When the inner frame 81 is rotated about the axis O.sub.1, the first and the second arm mechanisms 91, 92 are simultaneously rotated about the axis Q.sub.1.
A suitable number (six for example) of processing chambers 71-76 are arranged around the axis O.sub.1 of the two-armed transfer robot. With such an arrangement, transferring and processing operations for workpieces are performed.
However, according to the prior art teaching, the rotation radius of the inner frame 81 is rather large since the axis P.sub.1 of the first arm mechanism 91 and the axis P.sub.2 of the second arm mechanism 92 are spaced from each other, with the axis O.sub.1 of the inner frame 81 located therebetween.
Therefore, the bearings 93 facilitating the rotation of the inner frame 81 relative to the base frame 80 have an unfavorable large diameter. The magnetic fluid seal 94 used for sealing the rotating portion suffers the same problem. Consequently, the overall size of the robot is increased, and the price of the robot is high due to the use of the large bearings 93 and magnetic fluid seal 94.
Further, the driving devices for linearly moving the handling members 84A, 84B of the first and the second arm mechanisms 91, 92 are mounted on the inner frame 81. Thus, the driving devices are rotated together with the inner frame 81. For supplying thus arranged driving devices with electricity, use is made of a cable extending from the base frame 80. Thus, the rotation angle or the number of rotations of the inner frame 81 is limited to prevent the cable from breaking.
A suitable monitoring device is needed for preventing the inner frame 81 from rotating clockwise or counterclockwise beyond a predetermined critical angle (540.degree. for example). The use of such a monitoring device makes the robot expensive. More importantly, the monitoring device does not serve to facilitate the operation of the robot since the device cannot remove the above limitation on the rotation angle of the inner frame.
Further, there is another problem involved in the arrangement where the first and second arm mechanisms 91, 92 are simultaneously rotated together with the inner frame 81.
Specifically, referring to FIG. 13, the following are assumed. Silicon wafers to be processed are initially stored in the chamber 72. Upon successive actuation of the first and second arm mechanisms 91, 92, two wafers are placed on the first and second handling members 91, 92, respectively. One of the wafers will be transferred to the processing chamber 73 and the other to the chamber 71.
In such an instance, the inner frame 81 mounting the first and second arm mechanisms 91, 92 is rotated through a suitable angle.
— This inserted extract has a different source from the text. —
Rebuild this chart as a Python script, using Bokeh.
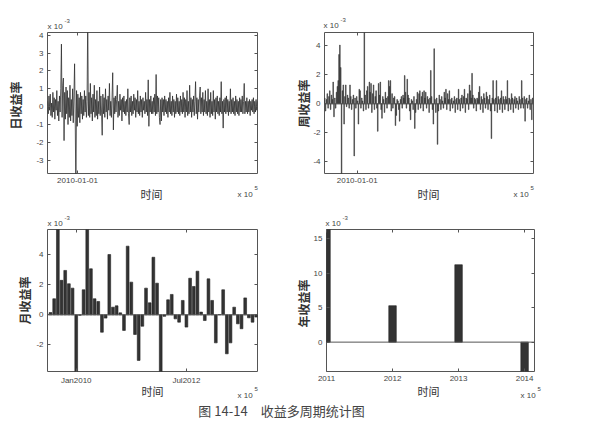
import numpy as np
import pandas as pd
from bokeh.plotting import figure
from bokeh.models import Range1d, LinearAxis, FixedTicker, Label, Span
from bokeh.layouts import column, row
from bokeh.embed import file_html
from bokeh.resources import INLINE

# ---------------- data (returns in units of 1e-3) ----------------
daily_ret = [
    0.3, -0.4, 0.6, -0.2, 0.7, -0.5, 0.2, -0.6, 0.8, -0.3, 0.5, -0.7, 0.4, -0.2, 0.9, -0.5, 0.3, -0.8, 0.6, -0.3,
    1.0, 3.5, -0.6, 1.2, 1.6, -1.9, 0.8, -0.7, 1.1, -0.4, 0.9, -1.0, 0.5, -0.6, 1.2, -0.8, 0.4, -0.5, 1.0, -0.9,
    0.6, 2.4, -0.8, -5.0, 0.9, -1.1, 0.7, -0.6, 0.5, -0.9, 0.8, -0.4, 0.6, -0.7, 0.4, -0.5, 0.9, -0.3, 0.6, -0.6,
    0.3, 5.0, -0.5, 0.8, -0.6, 1.3, -0.4, 0.5, -0.8, 0.7, -0.3, 1.2, -0.6, 0.4, -0.5, 0.9, -0.7, 0.3, -0.4, 1.1,
    -0.5, 0.6, -0.3, -1.6, 0.7, -0.4, 0.5, -0.6, 1.0, -0.3, 0.4, -0.7, 0.6, -0.2, 1.3, -0.5, 0.3, -0.6, 0.5, 1.9,
    -1.3, 0.5, -0.4, 0.6, -0.3, 0.4, 1.2, -0.6, 0.3, -0.5, 0.7, -0.2, 0.4, -0.8, 0.5, -0.3, 0.6, -0.4, 0.3, -0.5,
    0.4, -0.3, 1.0, -0.4, -1.0, 0.5, -0.3, 0.6, -0.5, 0.3, -0.4, 0.7, -0.2, 0.5, -0.6, 0.4, -0.3, 0.9, -0.4, 0.3,
    -0.5, 0.6, -0.3, 0.4, -0.6, 0.5, -0.2, 0.3, -0.4, 0.8, -0.3, 0.4, -0.5, 1.5, -1.1, 0.4, -0.3, 0.6, -0.4, 0.3,
    -0.4, 0.5, -0.3, 0.7, -0.5, 1.8, -0.4, 0.6, -0.3, 0.5, -0.6, -1.0, 0.4, -0.8, 0.5, -0.3, 0.4, -0.5, 0.6, -0.3,
    0.4, -0.4, 0.3, -0.6, 0.5, -0.3, 0.8, -0.4, 0.3, -0.5, 0.6, -0.3, 0.4, -0.6, 0.3, -0.4, 0.7, -0.3, 0.5, -0.4,
    0.3, -0.5, 0.6, -0.3, 0.4, -0.4, 0.8, -0.3, 0.5, -0.6, 0.4, -0.3, 0.9, -0.5, 0.3, -0.4, 1.2, -0.3, 0.5, -0.6,
    0.4, -0.3, 0.6, -0.5, 0.3, 1.4, -0.4, 0.5, -0.7, 0.4, -0.3, 0.6, 1.1, -0.4, 0.5, -0.3, 0.8, -0.5, 0.4, -0.3,
    0.9, -0.4, 0.3, -0.5, 1.0, -0.3, 0.4, -0.6, 0.8, -0.4, 0.3, -0.5, 0.9, -0.3, 0.4, -0.7, 0.5, -0.3, 0.6, -0.4,
    0.3, -0.5, 0.5, -0.3, 1.4, -0.4, 0.3, -1.2, 0.4, -0.3, 0.5, -0.4, 0.6, -0.3, 0.4, -0.5, 0.3, -0.3, 1.0, -0.4,
    0.4, -0.3, 0.5, -0.4, 0.3, -0.5, 0.6, -0.3, 0.4, -0.4, 0.3, -0.5, 0.5, -0.3, 0.4, -0.3, 0.6, -0.4, 0.3, 1.3,
    -0.4, 0.3, -0.3, 0.5, -0.4, 0.3, -0.3, 0.4, -0.5, 0.3, -0.2, 0.4, -0.3, 0.5, -0.4, 0.3, -0.3, 0.4, -0.2, 0.3,
]
daily_start, daily_end = "2009-04-28", "2014-01-30"

weekly_ret = [
    0.4, -0.5, 0.3, 0.7, -0.3, 0.5, 0.9, -0.4, 0.6, 0.3, 1.5, -0.9, 0.4, -0.3, 0.8, 1.2, 1.6, 3.4, 4.05, 2.5,
    -5.5, 0.9, 1.3, -1.4, 0.5, 1.3, -0.2, 0.6, 0.4, -0.3, 1.3, 0.5, -0.4, 0.3, 0.6, -3.6, 0.4, -0.3, 0.5, 0.2,
    -1.4, 1.0, 0.9, -0.3, 0.4, 0.2, -0.5, 5.5, 0.6, -0.4, 0.9, 1.2, -0.3, 1.5, 0.8, 1.4, -0.6, 0.7, 1.3, -0.4,
    0.5, 0.9, -0.3, -1.9, 1.4, 0.6, 1.5, -0.4, -1.0, 0.5, 0.3, -0.6, 0.8, 0.4, -0.3, 0.5, 1.6, 1.2, 1.6, -0.5,
    0.7, -0.3, 0.4, 0.5, -1.5, -0.8, 0.3, 0.2, -0.4, -1.2, 0.3, 0.5, -0.3, 0.6, 0.4, 1.95, 0.8, -0.3, 1.7, 0.6,
    0.4, -0.5, -1.1, 0.3, 0.2, -0.4, 0.5, -1.7, -0.6, 0.3, 0.8, -0.4, 0.7, 0.9, -0.3, 0.5, 0.8, -0.5, 0.9, 0.4,
    0.8, -0.3, 0.5, 0.3, -0.6, 0.4, 2.3, 0.5, -0.4, -1.4, 3.8, 0.3, -0.6, 0.4, -2.8, -0.5, 0.6, 0.3, -0.4, 0.5,
    0.2, -0.3, 0.8, 0.4, 1.0, -0.4, 0.7, 0.3, 0.9, -0.5, 0.3, 0.4, -0.3, 0.2, 0.5, -0.6, 0.3, 0.4, -0.4, 1.0,
    0.3, -0.5, 0.4, 0.6, -0.3, 0.5, 1.0, -0.6, 0.4, 0.3, 0.7, -0.4, 1.3, 0.9, 0.4, 2.1, 0.6, -0.3, 0.4, 0.3,
    -0.5, 0.4, 0.3, 0.8, 1.2, -0.4, 0.5, 0.3, -0.6, 0.7, 0.4, -0.3, 0.8, 0.5, -0.4, 0.3, 0.6, -0.5, -2.4, 0.4,
    1.6, 0.3, -0.5, 0.4, 1.6, -0.6, 0.5, 0.3, -0.4, 0.4, 0.9, -0.6, 0.5, 0.3, -0.4, 0.5, 0.3, 1.6, -0.5, 0.4,
    0.3, -0.4, 0.7, 0.4, -0.6, 0.3, 0.5, -0.3, 0.4, 0.2, -0.4, 0.5, 0.3, -0.3, 1.6, 0.4, -0.3, 0.5, -1.2, 0.3,
    0.4, -0.3, 0.2, 0.6, -0.4, 0.3, -1.1, 0.4,
]
weekly_start = "2009-04-06"

monthly_ret = [
    0.15, 1.07, 6.0, 2.3, 2.96, 2.07, 1.78, -4.2, -0.03, 1.67,
    6.0, 3.07, 1.07, 0.89, -1.16, -0.22, 4.02, 0.51, 0.6, 0.13,
    -1.04, 4.58, 2.18, -1.31, -3.04, -0.76, 1.78, 0.8, 3.84, 2.11,
    -4.2, -0.1, 1.0, 1.36, -0.27, -0.49, 0.96, -0.82, 2.44, 1.89,
    2.91, 0.18, -0.38, 2.4, 0.96, -1.87, 0.02, 1.67, -2.6, -1.87,
    0.51, -0.6, -0.93, 1.13, -0.2, -0.49, -0.15,
]
monthly_start = "2009-06-01"

years = [2011, 2012, 2013, 2014]
annual_ret = [17.0, 5.27, 11.2, -5.0]

daily_ticks = {"2010-01-01": "2010-01-01"}
monthly_ticks = {"2010-01-01": "Jan2010", "2012-07-01": "Jul2012"}
daily_yticks = [-3, -2, -1, 0, 1, 2, 3, 4]
weekly_yticks = [-4, -2, 0, 2, 4]
monthly_yticks = [-2, 0, 2, 4]
annual_yticks = [0, 5, 10, 15]

ylabels = ["日收益率", "周收益率", "月收益率", "年收益率"]
xlabel = "时间"
caption = "图 14-14　收益多周期统计图"

# ---------------- derived coordinates ----------------
ORIGIN = pd.Timestamp("2010-01-01")
def days_since(ts):
    return (pd.DatetimeIndex(ts) - ORIGIN) / pd.Timedelta(days=1)

daily_x = np.asarray(days_since(pd.date_range(daily_start, daily_end, periods=len(daily_ret))))
weekly_x = np.asarray(days_since(pd.date_range(weekly_start, periods=len(weekly_ret), freq="7D")))
mdates = pd.date_range(monthly_start, periods=len(monthly_ret), freq="MS")
monthly_x = np.asarray((mdates.year - 2010) * 12 + (mdates.month - 1), dtype=float)

def month_index(s):
    t = pd.Timestamp(s)
    return float((t.year - 2010) * 12 + t.month - 1)

# ---------------- styling ----------------
FRAME = "#555555"
TICK = "#444444"
TXT = "#333333"
BAR = "#333333"
SANS = "Liberation Sans"
CJK = "Noto Sans CJK SC"


def style_axis(ax, ticks, overrides=None, labels=True):
    ax.ticker = FixedTicker(ticks=ticks)
    ax.axis_line_color = None
    ax.major_tick_in = 3
    ax.major_tick_out = 0
    ax.major_tick_line_color = FRAME
    ax.minor_tick_line_color = None
    ax.major_label_standoff = 4
    ax.major_label_text_font = SANS
    ax.major_label_text_font_size = "8px"
    ax.major_label_text_color = TICK
    if overrides:
        ax.major_label_overrides = overrides
    if not labels:
        ax.major_label_standoff = 0
        ax.major_label_text_color = None
        ax.major_label_text_font_size = "1px"


def make_fig(w, h, bl, br, bt, bb, xr, yr, xt, xo, yt):
    p = figure(width=w, height=h, x_range=xr, y_range=yr, output_backend="svg",
               toolbar_location=None, min_border_left=bl, min_border_right=br,
               min_border_top=bt, min_border_bottom=bb)
    p.xgrid.visible = False
    p.ygrid.visible = False
    p.outline_line_color = FRAME
    p.outline_line_width = 1
    p.background_fill_color = "white"
    p.border_fill_color = "white"
    yo = {t: str(t) for t in yt}
    style_axis(p.xaxis[0], xt, xo)
    style_axis(p.yaxis[0], yt, yo)
    top = LinearAxis()
    style_axis(top, xt, labels=False)
    p.add_layout(top, "above")
    right = LinearAxis()
    style_axis(right, yt, labels=False)
    p.add_layout(right, "right")
    return p


def lab(p, side, x, y, text, size, color=TXT, align="left", angle=0.0, font=SANS, style="normal"):
    # texts outside the frame live in a side panel so they are not clipped;
    # x, y are canvas pixels of this figure (top-left origin)
    p.add_layout(Label(x=x, y=y, x_units="canvas", y_units="canvas", text=text,
                       text_font_size=size, text_color=color, text_align=align,
                       text_baseline="middle", angle=angle, text_font=font,
                       text_font_style=style), side)


def decorate(p, ylab, yl, xl, top, bot):
    # top multiplier "x 10^-3"
    lab(p, "above", top[0], top[1], "x 10", "8px", TICK)
    lab(p, "above", top[0] + 17, top[1] - 6, "-3", "6px", TICK)
    # y label
    lab(p, "left", yl[0], yl[1], ylab, "12px", TXT, "center", np.pi / 2, CJK, "bold")
    # x label
    lab(p, "right", xl[0], xl[1], xlabel, "11px", TXT, "center", 0.0, CJK)
    # bottom multiplier "x 10^5"
    lab(p, "above", bot[0], bot[1], "x 10", "8px", TICK)
    lab(p, "left", bot[0] + 17, bot[1] - 7, "5", "6px", TICK)


# daily  (canvas origin = page (0, 0))
dxt = [float(days_since([pd.Timestamp(k)])[0]) for k in daily_ticks]
p1 = make_fig(290, 200, 47, 33, 32, 27, Range1d(-249, 1491), Range1d(-3.74, 4.15),
              dxt, {t: v for t, v in zip(dxt, daily_ticks.values())}, daily_yticks)
p1.line(daily_x, daily_ret, line_color="#2e2e2e", line_width=0.8)
decorate(p1, ylabels[0], (15, 105), (151, 193), (47, 26), (237, 194))

# weekly (canvas origin = page (290, 0))
p2 = make_fig(291, 200, 33, 48, 32, 27, Range1d(-272, 1466), Range1d(-4.81, 4.92),
              dxt, {t: v for t, v in zip(dxt, daily_ticks.values())}, weekly_yticks)
p2.add_layout(Span(location=0, dimension="width", line_color=FRAME, line_width=1))
p2.vbar(x=weekly_x, top=weekly_ret, bottom=0, width=5.6, fill_color=BAR, line_color=BAR, line_width=0.5)
decorate(p2, ylabels[1], (13, 103), (138, 193), (33, 25), (223, 194))

# monthly (canvas origin = page (0, 200))
mxt = [month_index(k) for k in monthly_ticks]
p3 = make_fig(290, 201, 47, 33, 29, 30, Range1d(-7.82, 49.35), Range1d(-3.78, 5.69),
              mxt, {t: v for t, v in zip(mxt, monthly_ticks.values())}, monthly_yticks)
p3.add_layout(Span(location=0, dimension="width", line_color=FRAME, line_width=1))
p3.vbar(x=monthly_x, top=monthly_ret, bottom=0, width=0.75, fill_color=BAR, line_color="#222222", line_width=0.6)
decorate(p3, ylabels[2], (24, 100), (152, 190), (47, 23), (237, 195))

# annual (canvas origin = page (290, 200))
p4 = make_fig(291, 201, 34, 47, 29, 30, Range1d(2011, 2014.15), Range1d(-4.25, 16.3),
              [float(y) for y in years], {float(y): str(y) for y in years}, annual_yticks)
p4.add_layout(Span(location=0, dimension="width", line_color=FRAME, line_width=1))
p4.vbar(x=years, top=annual_ret, bottom=0, width=0.114, fill_color=BAR, line_color="#222222", line_width=0.6)
decorate(p4, ylabels[3], (13, 103), (138, 190), (35, 23), (230, 195))

# caption
pc = figure(width=581, height=24, x_range=Range1d(0, 581), y_range=Range1d(0, 24),
            output_backend="svg", toolbar_location=None, x_axis_location=None,
            y_axis_location=None, min_border=0)
pc.xgrid.visible = False
pc.ygrid.visible = False
pc.outline_line_color = None
pc.add_layout(Label(x=281, y=15, text=caption, text_font=CJK, text_font_size="13px",
                    text_color="#444444", text_align="center", text_baseline="middle"))

layout = column(row(p1, p2), row(p3, p4), pc)
open("out.html", "w").write(file_html(layout, INLINE))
Then, the wafer carried by the first arm mechanism 91 is shifted to the chamber 73.
Thereafter, the inner frame 81 is rotated so that the second arm mechanism 92 faces the chamber 71. Then, the wafer carried by the second arm mechanism is shifted to the chamber 71.
In the above instance, the chamber 71 has a long waiting time before the operation to the chamber itself is started. Specifically, the waiting time includes a rotation time needed for the inner frame 81 to rotate from the chamber 72 to the chamber 73, a shift time needed for the first arm mechanism 91 to move the wafer into the chamber 73, and an idle rotation time needed for the inner frame 81 to rotate from the chamber 73 to the chamber 72.
As is easily understood, the above waiting time will become longer as the distance between two selected chambers become greater. In addition, the same operation as described above may be repeated with respect to all of the chambers 71-76. Thus, the total waiting time accumulated through the working hours is considerably long.
Under these circumstances, the advent of a two-armed transfer robot exhibiting a shorter waiting time and good productivity has been desired.